Predictive Maintenance and AI: How Data Centers Are Redefining TPM
Key Takeaways:
Maven IT Solutions has released a new educational article offering an in-depth look at how artificial intelligence is reshaping maintenance strategies across modern IT environments. The article explores how AI in data center maintenance enables predictive models that detect early hardware failure signals and reduce unplanned downtime.
As data centers grow increasingly complex and business tolerance for outages continues to shrink, traditional third-party maintenance models are evolving. Historically, TPM focused on quick response once failures occurred. While fast recovery remains critical, the article explains why response speed alone is no longer sufficient for today’s always-on environments.
Predictive maintenance is a condition-based approach that relies on continuous monitoring rather than fixed service schedules. Instead of waiting for components to fail or performing maintenance based solely on time intervals, predictive maintenance analyzes real-time telemetry to identify risk before disruption happens. According to Maven, this shift allows IT teams to intervene earlier and more precisely, reducing both downtime and unnecessary maintenance activity.
AI plays a central role in making predictive maintenance practical at scale. Modern data centers generate massive volumes of performance and health data from servers, storage systems, and network components. The article explains how AI-driven systems analyze this telemetry to recognize subtle patterns that often precede failures, such as gradual increases in latency, intermittent communication errors, or workload-specific power instability.
Rather than relying on static thresholds, AI-based monitoring tools learn what normal behavior looks like in a specific environment. When deviations appear—even if traditional alert thresholds are not crossed—AI systems can flag emerging risk earlier. This approach is particularly relevant for mixed-vendor or aging infrastructure, where default monitoring rules may no longer reflect real-world conditions.
The article also discusses how AI systems continuously improve over time. Each resolved incident contributes new data that refines future detection models, allowing predictive maintenance platforms to reduce false positives and narrow detection windows. For TPM providers, this transforms accumulated operational experience into a measurable advantage that benefits clients over the long term.
In addition to technical detection methods, the article outlines the broader operational benefits of integrating AI into third-party maintenance models. These include earlier issue identification, reduced emergency interventions, and more efficient use of replacement parts. By acting on evidence-based risk signals instead of blanket replacement schedules, organizations can plan a more strategic maintenance process while extending hardware lifecycles.
The blog article highlights real-world examples where predictive maintenance has already delivered measurable improvements.

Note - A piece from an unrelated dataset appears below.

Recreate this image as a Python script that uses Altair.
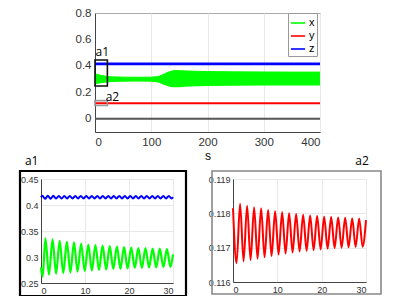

In large enterprise storage environments, AI-driven monitoring has helped teams identify degrading components weeks before failure, enabling replacements during scheduled maintenance windows. In hyperconverged environments, predictive analytics have surfaced early imbalance and contention issues, allowing reconfiguration before performance degradation affects users.
To help organizations take practical next steps, the article also outlines how to adopt AI monitoring without overhauling existing infrastructure. It recommends starting with high-risk systems such as enterprise storage and HCI platforms, integrating AI tools alongside current monitoring solutions, and pairing predictive insights with experienced engineering judgment. Predictive maintenance delivers value only when insight is matched with the ability to act quickly and effectively.
Rather than positioning AI as a replacement for human expertise, the IT experts underscore the importance of combining intelligent monitoring with direct engineer ownership. According to the piece, the most effective TPM models are those where AI surfaces risk early, and experienced engineers determine the appropriate response based on platform-specific knowledge and operational context.
With this publication, Maven IT Solutions contributes to the broader industry conversation about how predictive maintenance and AI are redefining third-party support. The article is designed to help IT leaders better understand emerging maintenance models and make informed decisions as data center environments continue to evolve.